Однажды за очередным дежурством в военкомате, а дежурила я теперь часто, я познакомилась с новым секретарем. К нам недавно прислали из Москвы вновь назначенного военкома с секретарем. Фамилия обоих, по случайному совпадению, была Михайловы. Они не были ни муж и жена, ни родственники. Нина Николаевна мне сразу понравилась. Бывает, что человек располагает с первого взгляда. Она чем-то напоминала мне Нину Буланову: была такая же веселая и остроумная, и даже звали ее Нина. Ей отвели комнату в том же доме, где помещался военкомат. Как-то она пришла после занятий и принесла кипятку. Мы с ней разговорились. Она оказалась москвичка. «Где вы учились?» – спросила она меня. Я очень не любила этот вопрос. Отвечать правду – в дворянском институте – не хотелось. У меня были очень хорошие отношения со всеми сотрудниками. Я видела, что они чувствуют во мне своего человека, да я и была для них своим человеком, а тут вдруг почувствуют чужака. И я всегда говорила, что училась в гимназии, но кончить не успела, заболела. Обычно никто не уточнял, в какой гимназии. А Нина Николаевна спросила в какой. Где какая гимназия помещалась в Москве, я не знала. Вспомнила только, что Леля, дочь моей квартирной хозяйки, у которой я месяц жила у Петровских ворот, училась в четвертой гимназии. Очевидно, она помещалась где-то недалеко от Петровки, и я соврала, что училась в четвертой, казенной. Нина Николаевна оживилась, оказывается, она ее кончила. Но, на мое счастье, она была лет на пять старше меня, и спрашивать про девочек она не стала. Зато спросила про преподавателей. Я называла своих институтских, она удивлялась, что фамилии ей были все незнакомые. Я чувствовала себя перед ней ужасно, такое ощущение, наверное, испытывает пойманный воришка. Наконец я не выдержала и призналась ей во всем.
– Как в дворянском институте? Это что у Красных ворот? – весело спросила она. – Так у меня там дочка моих хороших друзей училась, Мещерских.
– Знаю Кику Мещерскую, – сказала я, – она с моей сестрой в одном классе была. Отчаянная девчонка. Они дружили.
Когда я рассказала все это Таше, она, как всегда, возмутилась:
– Сколько раз я тебе говорила: не ври, да еще наобум. Видишь, как может получиться. Хорошо еще, кончилось все благополучно.
Вечера мы обычно проводили при коптилке. Мама читала. Таша играла на пианино. А мы с Ниной Седыгиной сидели на Ташином сундуке и беседовали. Нина часто бывала у нас. Однажды мы услышали, как кто-то открывает входную дверь.
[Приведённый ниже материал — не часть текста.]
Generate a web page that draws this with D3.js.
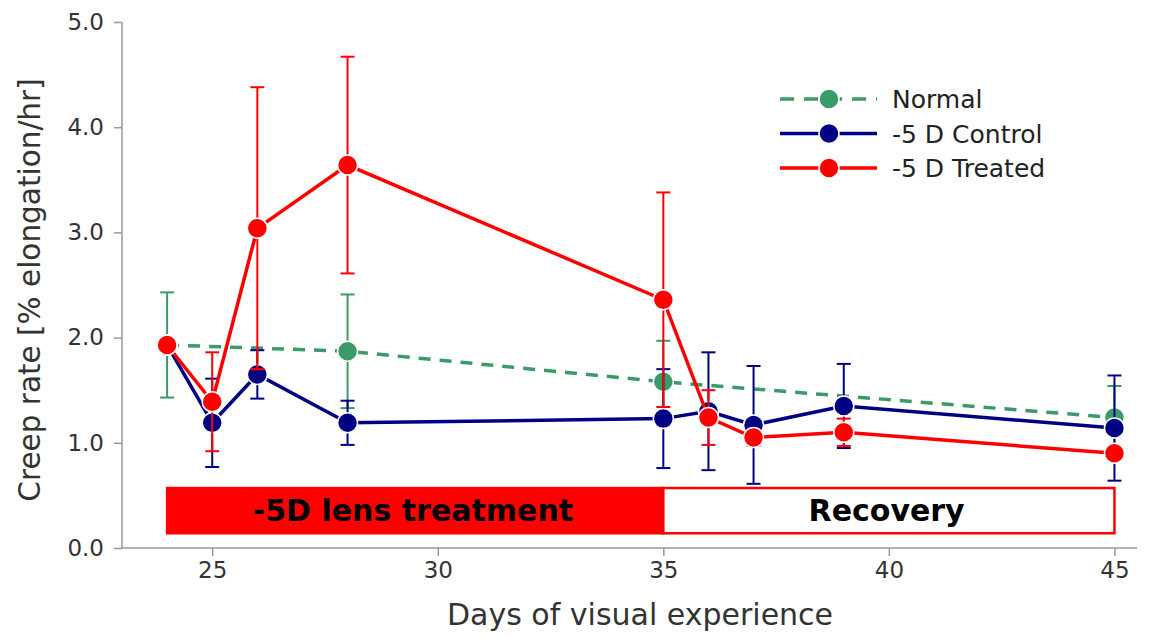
<!DOCTYPE html>
<html>
<head>
<meta charset="utf-8">
<script src="https://cdn.jsdelivr.net/npm/d3@7"></script>
<style>
  body { margin: 0; background: #fff; }
  text { font-family: "DejaVu Sans", sans-serif; }
</style>
</head>
<body>
<svg id="chart" width="1157" height="637"></svg>
<script>
// data
var normalDays = [24, 28, 35, 45];
var normalRate = [1.93, 1.87, 1.58, 1.24];
var normalErr  = [0.50, 0.54, 0.39, 0.30];

var controlDays = [24, 25, 26, 28, 35, 36, 37, 39, 45];
var controlRate = [1.93, 1.19, 1.65, 1.19, 1.23, 1.30, 1.17, 1.35, 1.14];
var controlErr  = [0.00, 0.42, 0.23, 0.21, 0.47, 0.56, 0.56, 0.40, 0.50];

var treatedDays = [24, 25, 26, 28, 35, 36, 37, 39, 45];
var treatedRate = [1.93, 1.39, 3.04, 3.64, 2.36, 1.24, 1.05, 1.10, 0.90];
var treatedErr  = [0.00, 0.47, 1.34, 1.03, 1.02, 0.26, 0.08, 0.13, 0.06];

var yTicks = [0, 1, 2, 3, 4, 5];
var xTicks = [25, 30, 35, 40, 45];

var phases = [
  { label: "-5D lens treatment", start: 24, end: 35, textAt: 29.45, filled: true },
  { label: "Recovery", start: 35, end: 45, textAt: 39.95, filled: false }
];

var series = [
  { name: "Normal", days: normalDays, rate: normalRate, err: normalErr, color: "#3a9a68", dash: "12,9" },
  { name: "-5 D Control", days: controlDays, rate: controlRate, err: controlErr, color: "#000085", dash: null },
  { name: "-5 D Treated", days: treatedDays, rate: treatedRate, err: treatedErr, color: "#ff0000", dash: null }
];

var svg = d3.select("#chart");

var x = d3.scaleLinear().domain([23, 45.5]).range([122, 1137]);
var y = d3.scaleLinear().domain([0, 5]).range([548, 22]);

// axes
var yAxis = svg.append("g")
    .attr("transform", "translate(122,0)")
    .call(d3.axisLeft(y).tickValues(yTicks).tickFormat(d3.format(".1f")).tickSize(8).tickPadding(10));
var xAxis = svg.append("g")
    .attr("transform", "translate(0,548)")
    .call(d3.axisBottom(x).tickValues(xTicks).tickSize(8).tickPadding(6));

[xAxis, yAxis].forEach(function (g) {
    g.selectAll("path").attr("stroke", "#999").attr("stroke-width", 1.5);
    g.selectAll("line").attr("stroke", "#999").attr("stroke-width", 1.5);
    g.selectAll("text").attr("fill", "#333").style("font-size", "23px")
        .style("font-family", "DejaVu Sans, sans-serif");
});
// drop the d3 outer tick ends
xAxis.select(".domain").attr("d", "M122,0H1137");
yAxis.select(".domain").attr("d", "M0,548V22");

svg.append("text")
    .attr("x", 640).attr("y", 625)
    .attr("text-anchor", "middle")
    .attr("fill", "#333")
    .style("font-size", "30px")
    .text("Days of visual experience");

svg.append("text")
    .attr("transform", "translate(40,290) rotate(-90)")
    .attr("text-anchor", "middle")
    .attr("fill", "#333")
    .style("font-size", "29.5px")
    .text("Creep rate [% elongation/hr]");

// treatment / recovery bars
var phaseG = svg.append("g");
phaseG.selectAll("rect")
    .data(phases)
    .enter()
    .append("rect")
    .attr("x", function (d) { return x(d.start); })
    .attr("width", function (d) { return x(d.end) - x(d.start); })
    .attr("y", y(0.57))
    .attr("height", y(0.14) - y(0.57))
    .attr("fill", function (d) { return d.filled ? "#ff0000" : "#fff"; })
    .attr("stroke", "#ff0000")
    .attr("stroke-width", 2.5);
phaseG.selectAll("text")
    .data(phases)
    .enter()
    .append("text")
    .attr("x", function (d) { return x(d.textAt); })
    .attr("y", y(0.355))
    .attr("dy", "0.36em")
    .attr("text-anchor", "middle")
    .attr("fill", "#000")
    .style("font-size", "30px")
    .style("font-weight", "bold")
    .text(function (d) { return d.label; });

// series
var line = d3.line()
    .x(function (d) { return x(d.day); })
    .y(function (d) { return y(d.rate); });

series.forEach(function (s) {
    var pts = s.days.map(function (d, i) { return { day: d, rate: s.rate[i], err: s.err[i] }; });
    var g = svg.append("g");

    // error bars
    var eb = g.append("g").selectAll("g")
        .data(pts.filter(function (p) { return p.err > 0; }))
        .enter()
        .append("g")
        .attr("stroke", s.color)
        .attr("stroke-width", 2);
    eb.append("line")
        .attr("x1", function (p) { return x(p.day); })
        .attr("x2", function (p) { return x(p.day); })
        .attr("y1", function (p) { return y(p.rate - p.err); })
        .attr("y2", function (p) { return y(p.rate + p.err); });
    [-1, 1].forEach(function (sign) {
        eb.append("line")
            .attr("x1", function (p) { return x(p.day) - 7; })
            .attr("x2", function (p) { return x(p.day) + 7; })
            .attr("y1", function (p) { return y(p.rate + sign * p.err); })
            .attr("y2", function (p) { return y(p.rate + sign * p.err); });
    });

    g.append("path")
        .datum(pts)
        .attr("d", line)
        .attr("fill", "none")
        .attr("stroke", s.color)
        .attr("stroke-width", 3.5)
        .attr("stroke-dasharray", s.dash);

    g.selectAll("circle")
        .data(pts)
        .enter()
        .append("circle")
        .attr("cx", function (p) { return x(p.day); })
        .attr("cy", function (p) { return y(p.rate); })
        .attr("r", 10)
        .attr("fill", s.color)
        .attr("stroke", "#fff")
        .attr("stroke-width", 1.5);
});

// legend
var legend = svg.append("g")
    .selectAll("g")
    .data(series)
    .enter()
    .append("g")
    .attr("transform", function (d, i) { return "translate(780," + (99 + i * 34.5) + ")"; });
legend.append("line")
    .attr("x1", 0).attr("x2", 97)
    .attr("stroke", function (d) { return d.color; })
    .attr("stroke-width", 3.5)
    .attr("stroke-dasharray", function (d) { return d.dash ? "14,10" : null; });
legend.append("circle")
    .attr("cx", 49).attr("r", 10)
    .attr("fill", function (d) { return d.color; })
    .attr("stroke", "#fff").attr("stroke-width", 1.5);
legend.append("text")
    .attr("x", 112).attr("dy", "0.36em")
    .attr("fill", "#222")
    .style("font-size", "25px")
    .text(function (d) { return d.name; });
</script>
</body>
</html>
На пороге стояли Миша Горшков и Миша Яценко.
– Я взял с собой Михаила для храбрости, – сказал Яценко. – Хотелось вас повидать.
Мама соорудила чай. Как раз сегодня она пекла лепешки, теперь они назывались у нас коржики. После чая попросили Ташу поиграть. И вдруг Яценко спросил:
– А вы «Яблочко» играете?
Таша начала знакомую мелодию. Яценко вскочил, отодвинул табуретки и в образовавшемся кругу пустился в пляс. Плясал он очень здорово. Мы все, как очарованные, смотрели на него. Раскинув руки, он легко летал по кругу, выделывая замысловатые движения ногами. В глазах была удаль. Я стояла у двери в маленькую комнату и, любуясь, смотрела на него. Проходя около стола с коптилкой, он перевернулся, сделал быстрое движение рукой и погасил коптилку. Затем, в полной темноте, мгновенно подлетел к двери и поцеловал меня. Все произошло моментально, я не успела ни отвернуться, ни ответить на поцелуй. Таша продолжала играть в темноте. Миша Горшков поднес к коптилке зажигалку. Никто ничего не заметил. А как появился свет, Яценко стал прощаться – в пять часов утра ему надо выезжать к себе в волость.